*** Data for this exercise
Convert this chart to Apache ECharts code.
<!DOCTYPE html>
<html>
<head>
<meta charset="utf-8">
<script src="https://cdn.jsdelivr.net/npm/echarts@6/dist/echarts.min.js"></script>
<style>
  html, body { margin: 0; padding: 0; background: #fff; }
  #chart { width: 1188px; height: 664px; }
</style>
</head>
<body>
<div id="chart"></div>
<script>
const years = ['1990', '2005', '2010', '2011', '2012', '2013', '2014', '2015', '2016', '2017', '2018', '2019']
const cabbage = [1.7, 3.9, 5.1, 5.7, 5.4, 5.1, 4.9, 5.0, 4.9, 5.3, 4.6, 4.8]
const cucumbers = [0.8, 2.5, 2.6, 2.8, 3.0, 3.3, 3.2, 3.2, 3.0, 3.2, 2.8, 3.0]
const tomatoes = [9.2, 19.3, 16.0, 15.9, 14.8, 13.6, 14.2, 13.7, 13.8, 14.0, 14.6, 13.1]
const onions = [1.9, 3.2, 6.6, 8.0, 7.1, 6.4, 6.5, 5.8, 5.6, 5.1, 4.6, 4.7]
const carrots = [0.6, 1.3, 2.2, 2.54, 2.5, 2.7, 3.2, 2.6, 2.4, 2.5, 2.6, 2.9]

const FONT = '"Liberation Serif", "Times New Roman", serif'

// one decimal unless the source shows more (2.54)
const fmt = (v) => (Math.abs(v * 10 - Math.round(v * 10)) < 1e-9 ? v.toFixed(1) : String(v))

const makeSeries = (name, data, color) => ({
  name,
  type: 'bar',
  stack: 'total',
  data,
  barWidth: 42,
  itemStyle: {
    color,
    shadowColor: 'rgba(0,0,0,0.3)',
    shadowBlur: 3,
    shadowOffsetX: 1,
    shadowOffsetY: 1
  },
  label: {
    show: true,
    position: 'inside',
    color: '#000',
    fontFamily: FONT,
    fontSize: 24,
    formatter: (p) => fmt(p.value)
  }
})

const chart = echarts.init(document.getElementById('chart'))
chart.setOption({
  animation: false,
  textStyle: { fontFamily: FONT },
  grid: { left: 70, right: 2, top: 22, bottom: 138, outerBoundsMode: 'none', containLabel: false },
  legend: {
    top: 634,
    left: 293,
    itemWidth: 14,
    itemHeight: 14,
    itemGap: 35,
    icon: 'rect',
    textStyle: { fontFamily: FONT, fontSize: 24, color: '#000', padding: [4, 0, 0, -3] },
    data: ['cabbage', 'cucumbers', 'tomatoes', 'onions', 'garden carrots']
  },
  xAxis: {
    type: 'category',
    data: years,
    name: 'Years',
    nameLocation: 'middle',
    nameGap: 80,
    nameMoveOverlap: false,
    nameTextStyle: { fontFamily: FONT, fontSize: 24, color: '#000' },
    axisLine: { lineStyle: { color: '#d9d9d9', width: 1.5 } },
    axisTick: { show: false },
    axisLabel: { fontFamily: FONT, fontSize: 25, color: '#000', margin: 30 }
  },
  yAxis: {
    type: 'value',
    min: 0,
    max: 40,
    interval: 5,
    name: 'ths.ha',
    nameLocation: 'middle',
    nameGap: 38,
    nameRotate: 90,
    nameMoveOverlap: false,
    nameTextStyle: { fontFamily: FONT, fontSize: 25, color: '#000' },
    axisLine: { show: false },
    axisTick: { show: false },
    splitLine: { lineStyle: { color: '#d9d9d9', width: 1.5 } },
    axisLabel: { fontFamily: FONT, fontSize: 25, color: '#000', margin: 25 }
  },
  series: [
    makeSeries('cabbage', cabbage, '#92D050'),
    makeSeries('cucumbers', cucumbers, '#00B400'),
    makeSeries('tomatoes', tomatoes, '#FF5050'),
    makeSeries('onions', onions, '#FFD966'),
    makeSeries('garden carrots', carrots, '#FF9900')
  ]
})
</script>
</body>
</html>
******
*** Data for this exercise
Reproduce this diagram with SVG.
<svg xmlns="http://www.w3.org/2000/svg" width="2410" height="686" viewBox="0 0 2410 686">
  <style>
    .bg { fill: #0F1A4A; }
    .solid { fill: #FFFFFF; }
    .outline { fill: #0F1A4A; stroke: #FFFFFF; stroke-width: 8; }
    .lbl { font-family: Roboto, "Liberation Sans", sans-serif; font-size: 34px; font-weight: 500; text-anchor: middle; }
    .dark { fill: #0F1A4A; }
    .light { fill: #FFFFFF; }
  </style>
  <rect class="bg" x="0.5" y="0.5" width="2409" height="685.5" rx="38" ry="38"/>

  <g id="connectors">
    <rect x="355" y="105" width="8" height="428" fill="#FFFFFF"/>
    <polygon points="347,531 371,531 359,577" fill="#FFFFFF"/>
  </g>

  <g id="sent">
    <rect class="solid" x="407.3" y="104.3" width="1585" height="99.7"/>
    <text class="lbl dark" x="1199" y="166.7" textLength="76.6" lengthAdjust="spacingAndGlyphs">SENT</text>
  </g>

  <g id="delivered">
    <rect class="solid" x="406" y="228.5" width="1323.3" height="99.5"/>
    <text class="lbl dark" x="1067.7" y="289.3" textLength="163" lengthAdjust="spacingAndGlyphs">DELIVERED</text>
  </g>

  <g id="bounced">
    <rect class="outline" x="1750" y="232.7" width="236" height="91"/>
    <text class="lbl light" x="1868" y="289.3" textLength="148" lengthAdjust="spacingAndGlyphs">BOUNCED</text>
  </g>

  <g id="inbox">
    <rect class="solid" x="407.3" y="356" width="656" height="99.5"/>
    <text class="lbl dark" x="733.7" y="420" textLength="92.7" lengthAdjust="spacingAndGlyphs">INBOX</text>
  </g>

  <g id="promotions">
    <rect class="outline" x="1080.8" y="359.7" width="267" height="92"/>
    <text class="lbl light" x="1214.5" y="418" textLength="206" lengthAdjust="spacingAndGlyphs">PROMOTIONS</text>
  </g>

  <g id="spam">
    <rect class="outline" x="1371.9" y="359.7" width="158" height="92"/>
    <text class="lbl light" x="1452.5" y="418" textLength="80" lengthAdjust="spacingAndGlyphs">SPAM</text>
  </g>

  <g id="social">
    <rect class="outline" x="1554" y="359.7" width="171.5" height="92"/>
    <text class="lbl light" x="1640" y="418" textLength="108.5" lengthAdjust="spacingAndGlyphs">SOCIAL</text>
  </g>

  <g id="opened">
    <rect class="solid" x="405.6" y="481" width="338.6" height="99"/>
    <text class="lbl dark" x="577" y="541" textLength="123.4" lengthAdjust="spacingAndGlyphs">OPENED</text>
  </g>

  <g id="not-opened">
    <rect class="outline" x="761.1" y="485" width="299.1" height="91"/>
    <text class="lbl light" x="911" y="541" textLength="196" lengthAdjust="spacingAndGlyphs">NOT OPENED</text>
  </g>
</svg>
******
Work required → The line containing "Convert this chart to Apache ECharts code." opens the part, and the line containing "const fmt = (v)" closes it. Output that part exactly, with both, and only that.

Answer to this task →
Convert this chart to Apache ECharts code.
<!DOCTYPE html>
<html>
<head>
<meta charset="utf-8">
<script src="https://cdn.jsdelivr.net/npm/echarts@6/dist/echarts.min.js"></script>
<style>
  html, body { margin: 0; padding: 0; background: #fff; }
  #chart { width: 1188px; height: 664px; }
</style>
</head>
<body>
<div id="chart"></div>
<script>
const years = ['1990', '2005', '2010', '2011', '2012', '2013', '2014', '2015', '2016', '2017', '2018', '2019']
const cabbage = [1.7, 3.9, 5.1, 5.7, 5.4, 5.1, 4.9, 5.0, 4.9, 5.3, 4.6, 4.8]
const cucumbers = [0.8, 2.5, 2.6, 2.8, 3.0, 3.3, 3.2, 3.2, 3.0, 3.2, 2.8, 3.0]
const tomatoes = [9.2, 19.3, 16.0, 15.9, 14.8, 13.6, 14.2, 13.7, 13.8, 14.0, 14.6, 13.1]
const onions = [1.9, 3.2, 6.6, 8.0, 7.1, 6.4, 6.5, 5.8, 5.6, 5.1, 4.6, 4.7]
const carrots = [0.6, 1.3, 2.2, 2.54, 2.5, 2.7, 3.2, 2.6, 2.4, 2.5, 2.6, 2.9]

const FONT = '"Liberation Serif", "Times New Roman", serif'

// one decimal unless the source shows more (2.54)
const fmt = (v) => (Math.abs(v * 10 - Math.round(v * 10)) < 1e-9 ? v.toFixed(1) : String(v))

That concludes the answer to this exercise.